E cosa succederebbe se l’avvocato di un impiegato “fantasma” chiedesse il reintegro del suo assistito dicendo che “tutti hanno diritto a una seconda opportunità”? Ve lo dico io: verrebbe investito da una valanga di pernacchie. “La seconda opportunità ce l’ha, mica ha preso l’ergastolo. Trovasse un altro lavoro e ricostruisse la sua vita”. È così ed è giustissimo, perché altrimenti bisognerebbe restituire il posto, tanto per dire, anche a un insegnante che mette le mani addosso a un bambino.

Bene, la mia opinione è che con gli atleti accusati di doping bisognerebbe applicare lo stesso ragionamento. Prendiamo violazioni accidentali, derivanti da farmaci per uso terapeutico, contaminazioni alimentari dimostrate o omissioni burocratiche: in quei casi la squalifica a vita sarebbe eccessiva. Ma in casi di assunzione di doping verificata e per la quale non si riesce a provare l’accidentalità, non capisco perché alle persone in questione vada data la possibilità di tornare a svolgere il lavoro di atleta dopo che hanno tentato una vera e propria truffa. Sì, perché di truffa si tratta, signori: chi vince ha introiti diretti (premi) e indiretti (pubblicità) e dopandosi prova a sottrarli a un collega che ha lavorato onestamente.
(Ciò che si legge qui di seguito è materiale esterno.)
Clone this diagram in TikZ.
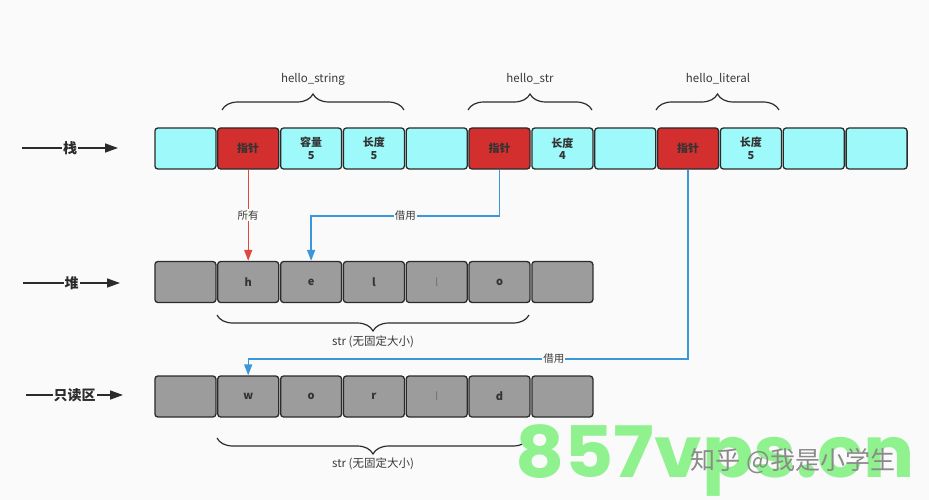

Un furto, senza mezzi termini. Voce del verbo rubare.

Purtroppo uno dei limiti dello sport è che la gente lo considera un mondo a parte ed è abituata a ragionare a botta di tribunali speciali. L’autonomia dello sport è stata pompata a dismisura e al giorno d’oggi, se da un lato sembra normalissimo non reintegrare l’impiegato comunale che prende lo stipendio a scrocco, dall’altro sembra assurda la squalifica a vita di un calciatore strapagato. Solo che il primo imbroglia per poche migliaia di euro, il secondo per milioni.
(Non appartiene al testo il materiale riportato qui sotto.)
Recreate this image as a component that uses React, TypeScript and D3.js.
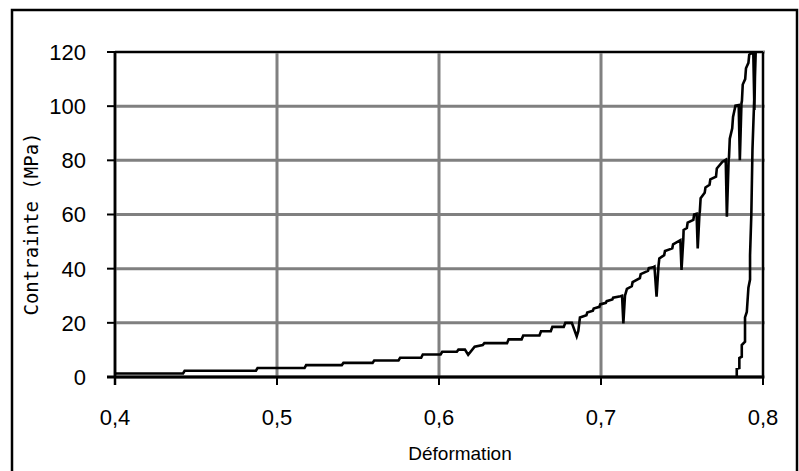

E non c’entra la differenza tra pubblico e privato: a parte che si parla di salute, ma comunque gli eventi collegati a una Federazione hanno carattere pubblico e anche nel più “privato” degli sport ci sono delle regole. Nel tennis puoi essere il numero 1 ma se non hai un minimo di partecipazioni a Davis o Fed Cup, manifestazioni non gestite dall’Atp, non vai all’Olimpiade.

Allora sarebbe davvero così sbagliato prendere un atleta imbottito di sostanze dopanti e dirgli “Caro mio, nella vita farai altro”? Non si parla di ammazzarlo, né di metterlo in galera e buttare la chiave, ma solo di dirgli che dovrà organizzarsi diversamente. Magari studiare o imparare un lavoro meno retribuito, fatti suoi: lo fanno miliardi di persone, non sarà mica questa gran tragedia?